How should policymakers respond? The biggest policy implication appears to be a significant blow to the economic case for R&D investment in enhanced AI capabilities. Of course, there may be a non-economic case for specific narrow AI R&D investments, for example given the potential welfare benefits from AI-driven improvements in healthcare. But these should be balanced against the risks associated with more general AI. In any case, policymakers should be cautious of promoting high levels of AI R&D spending as a form of growth strategy. Instead, they would do better to alter macroeconomic policy in preparation for a near-term future of low growth – which by no means has to be a bad thing.
Meanwhile, we should ramp up investment in solving the control problem. If and when superintelligence does arrive, we should be prepared. In fact, once we stop thinking about “competitiveness” in terms of economic growth, it appears that the UK is particularly well-equipped to become a world-leader in the safety field. The UK’s National AI Strategy has a strong focus on responsible AI innovation. Meanwhile, the country already hosts world-beating AI safety institutions such as the Alan Turing Institute and the Ada Lovelace Institute, alongside leading organisations on AI governance such as GovAI, the Future of Humanity Institute at the University of Oxford, and the Centre for the Study of Existential Risk at the University of Cambridge.
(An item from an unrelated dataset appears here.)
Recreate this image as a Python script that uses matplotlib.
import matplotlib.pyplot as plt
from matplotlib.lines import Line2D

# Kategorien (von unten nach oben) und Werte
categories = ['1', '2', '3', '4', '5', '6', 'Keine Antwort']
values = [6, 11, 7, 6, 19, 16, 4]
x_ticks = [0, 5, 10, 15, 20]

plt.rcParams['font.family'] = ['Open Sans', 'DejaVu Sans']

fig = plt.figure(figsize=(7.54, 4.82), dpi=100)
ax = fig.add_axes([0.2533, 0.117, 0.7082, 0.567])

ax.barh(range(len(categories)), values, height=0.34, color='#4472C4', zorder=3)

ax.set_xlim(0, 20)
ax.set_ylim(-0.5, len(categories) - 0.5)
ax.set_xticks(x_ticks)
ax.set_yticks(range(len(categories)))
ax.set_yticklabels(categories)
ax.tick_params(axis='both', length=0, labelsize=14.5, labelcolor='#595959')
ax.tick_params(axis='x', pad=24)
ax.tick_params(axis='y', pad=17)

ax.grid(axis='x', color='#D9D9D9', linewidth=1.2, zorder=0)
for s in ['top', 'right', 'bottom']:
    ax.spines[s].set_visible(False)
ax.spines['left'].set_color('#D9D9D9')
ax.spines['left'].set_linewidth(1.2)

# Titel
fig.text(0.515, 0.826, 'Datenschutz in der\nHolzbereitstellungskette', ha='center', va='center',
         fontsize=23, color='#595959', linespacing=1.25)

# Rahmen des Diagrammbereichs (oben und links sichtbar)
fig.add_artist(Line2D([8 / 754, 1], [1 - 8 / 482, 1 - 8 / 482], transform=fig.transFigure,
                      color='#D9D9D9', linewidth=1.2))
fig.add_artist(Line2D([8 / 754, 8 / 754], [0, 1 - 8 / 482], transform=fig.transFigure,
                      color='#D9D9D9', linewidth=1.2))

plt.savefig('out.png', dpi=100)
The Baumol effect is sometimes referred to as “Baumol’s cost disease”. Some policymakers may be tempted to overcome that “disease” through accelerating the development of general AI. Nothing could be more misguided. As long as we have no idea how to administer it, this so-called “cure” would be infinitely worse than the supposed ailment. Far better to respect our own limits, and work out policies to deal with them. Economic adaptation is preferable to self-destruction.
Notes
[i] It’s also worth noting that, even if cross-spectrum automation didn’t lead inexorably to superintelligence, the complete replacement of human beings with AI would deliver extreme levels of growth but only for a very small number of people, assuming that a fraction of human beings still “owned” the machines.